If I had to flip one: I wouldn't. This list is solid.


Marcus Foster (Kansas St.); Marcus Smart (Oklahoma St.); Ryan Spangler (Oklahoma); Jonathan Holmes (Texas); Perry Ellis (Kansas)

If I had to flip one: It would be pretty easy to convince me that Georges Niang is on the same line as Foster. If I was feeling pretentious or surly about it, I could also leave Foster here and swipe Niang for Smart, who some could argue, I suppose, doesn't belong after his suspension.


Buddy Hield (Oklahoma); Jordan Woodard (Oklahoma); Georges Niang (Iowa St.); Cory Jefferson (Baylor); Markel Brown (Oklahoma St.)

If I had to flip one: Several possibilities here between the thirds and HM's. Naadir Tharpe for Woodard or Jefferson; Jaye Crockett for Jefferson. As is always the case, it gets pretty messy this far down the list.


Jordan Tolbert (TTU), Isaiah Taylor (Texas), Thomas Gipson (KSU), Naadir Tharpe (KU), Eron Harris (WVU), Kenny Chery (Baylor), Isaiah Austin (Baylor), Kyan Anderson (TCU), Jaye Crockett (Texas Tech), Phil Forte (OSU)


Marcus Foster (KSU), Jordan Woodard (OU), Andrew Wiggins (KU), Isaiah Taylor (Texas), Joel Embiid (KU)


Joel Embiid (KU)


Split: DeAndre Kane (Iowa St.) / Ryan Spangler (Oklahoma)


1. Rick Barnes (Texas Longhorns) -- Nobody saw the Longhorns season coming.

2. Bill Self (Kansas Jayhawks) -- 10 straight conference titles. This easily could be a 1 and 1a COY year.

3. Lon Kruger (Oklahoma Sooners) -- Solid year for OU's head man, who continues to mold the Sooners into shape. Watch out next year.

4. Fred Hoiberg (Iowa St. Cyclones) -- The Mayor presided over one of the most exciting offenses in college basketball this year, again using a new, dynamic piece.

5. Bruce Weber (Kansas St. Wildcats) -- Despite starting two freshmen and playing two others big minutes at times, K-State, including a physically fit Thomas Gipson, still appears to be headed for a Big 12 top-half finish.

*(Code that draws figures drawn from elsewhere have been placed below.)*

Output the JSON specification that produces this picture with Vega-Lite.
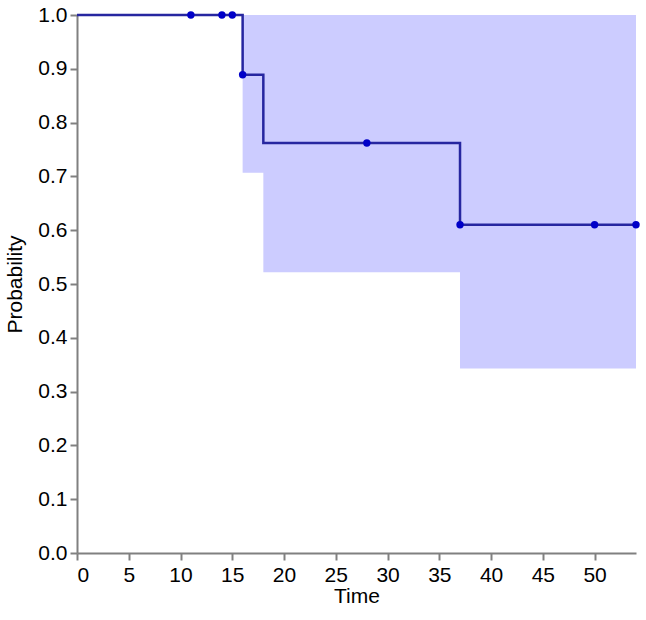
{
  "$schema": "https://vega.github.io/schema/vega-lite/v6.json",
  "width": 559,
  "height": 538,
  "autosize": {"type": "none"},
  "padding": {"left": 77, "top": 15, "right": 10, "bottom": 67},
  "background": "white",
  "config": {
    "view": {"stroke": null},
    "axis": {
      "domainColor": "#808080",
      "tickColor": "#808080",
      "domainWidth": 2,
      "tickWidth": 2,
      "tickSize": 7,
      "labelColor": "#000000",
      "titleColor": "#000000",
      "labelFont": "Liberation Sans",
      "titleFont": "Liberation Sans",
      "labelFontSize": 21,
      "titleFontSize": 21,
      "titleFontWeight": "normal",
      "grid": false
    }
  },
  "datasets": {
    "band": [
      {"time": 16, "lower": 0.707, "upper": 1.0},
      {"time": 18, "lower": 0.522, "upper": 1.0},
      {"time": 37, "lower": 0.343, "upper": 1.0},
      {"time": 54, "lower": 0.343, "upper": 1.0}
    ],
    "curve": [
      {"time": 0, "prob": 1.0},
      {"time": 16, "prob": 0.889},
      {"time": 18, "prob": 0.762},
      {"time": 37, "prob": 0.61},
      {"time": 54, "prob": 0.61}
    ],
    "marks": [
      {"time": 11, "prob": 1.0},
      {"time": 14, "prob": 1.0},
      {"time": 15, "prob": 1.0},
      {"time": 16, "prob": 0.889},
      {"time": 28, "prob": 0.762},
      {"time": 37, "prob": 0.61},
      {"time": 50, "prob": 0.61},
      {"time": 54, "prob": 0.61}
    ]
  },
  "layer": [
    {
      "data": {"name": "band"},
      "mark": {"type": "area", "interpolate": "step-after", "color": "#ccccff", "opacity": 1},
      "encoding": {
        "x": {"field": "time", "type": "quantitative", "scale": {"domain": [0, 54], "nice": false},
          "axis": {"values": [0, 5, 10, 15, 20, 25, 30, 35, 40, 45, 50], "format": "d", "title": "Time", "labelPadding": 4, "titlePadding": 0}},
        "y": {"field": "lower", "type": "quantitative", "scale": {"domain": [0, 1], "nice": false},
          "axis": {"values": [0, 0.1, 0.2, 0.3, 0.4, 0.5, 0.6, 0.7, 0.8, 0.9, 1.0], "format": ".1f", "title": "Probability", "labelPadding": 3, "titlePadding": 12}},
        "y2": {"field": "upper"}
      }
    },
    {
      "data": {"name": "curve"},
      "mark": {"type": "line", "interpolate": "step-after", "color": "#2626a0", "strokeWidth": 2.5},
      "encoding": {
        "x": {"field": "time", "type": "quantitative"},
        "y": {"field": "prob", "type": "quantitative"}
      }
    },
    {
      "data": {"name": "marks"},
      "mark": {"type": "point", "filled": true, "color": "#0000c8", "size": 55, "opacity": 1},
      "encoding": {
        "x": {"field": "time", "type": "quantitative"},
        "y": {"field": "prob", "type": "quantitative"}
      }
    }
  ]
}
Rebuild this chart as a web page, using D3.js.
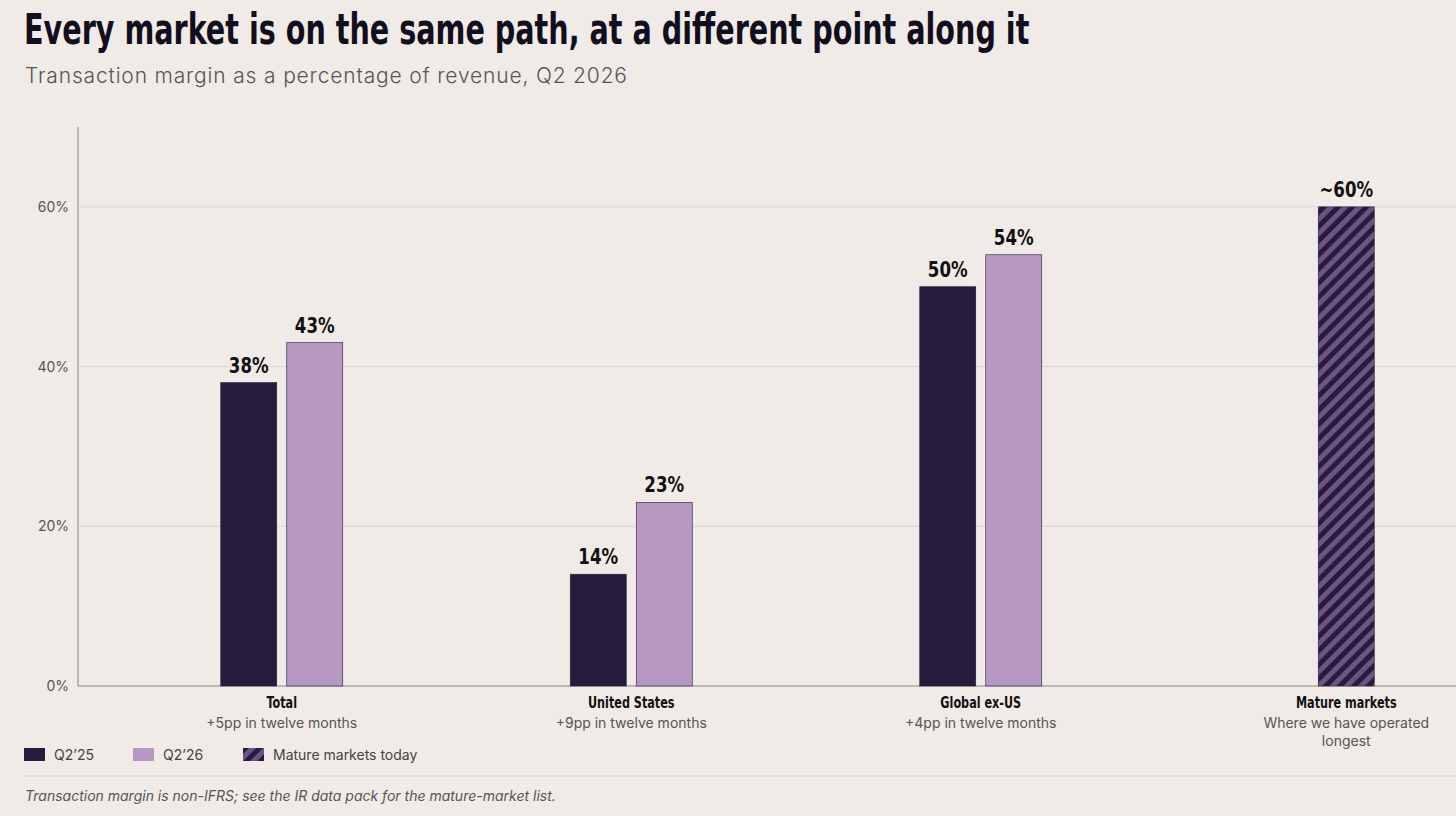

6. Tubby Smith (Texas Tech Red Raiders) -- Unbelievable work done in Lubbock this season. Really good example that major progress can be made through a season if coach doesn't lose his team.

7. Bob Huggins (West Virginia Mountaineers) -- Up-and-down for Huggs this season. Looks like he figured out his guard situation for now, just needs to do the same with his front court.

8. Travis Ford (Oklahoma St. Cowboys) -- Michael Cobbins getting hurt = not the coach's fault. Guys getting kicked off the team and/or suspended for out-of-control acts and behavior = bad job, bad effort in a year your team was picked to top the conference. You built the bed, Travis. Lay in it.

9. Scott Drew (Baylor Bears) -- Baylor might be earning a chance to defend that NIT title after a year that involved a 1-6 start to Big 12 play. Unacceptable for a team returning NBA-type talent and picked to be near the top of the league.

10. Trent Johnson (TCU Horned Frogs) -- Injuries crushed this already thin team this year, with only four players of 16 listed on the roster having played in every game. While that isn't within a coach's control, when you lose every conference game (so far), you have to be at the bottom of this list.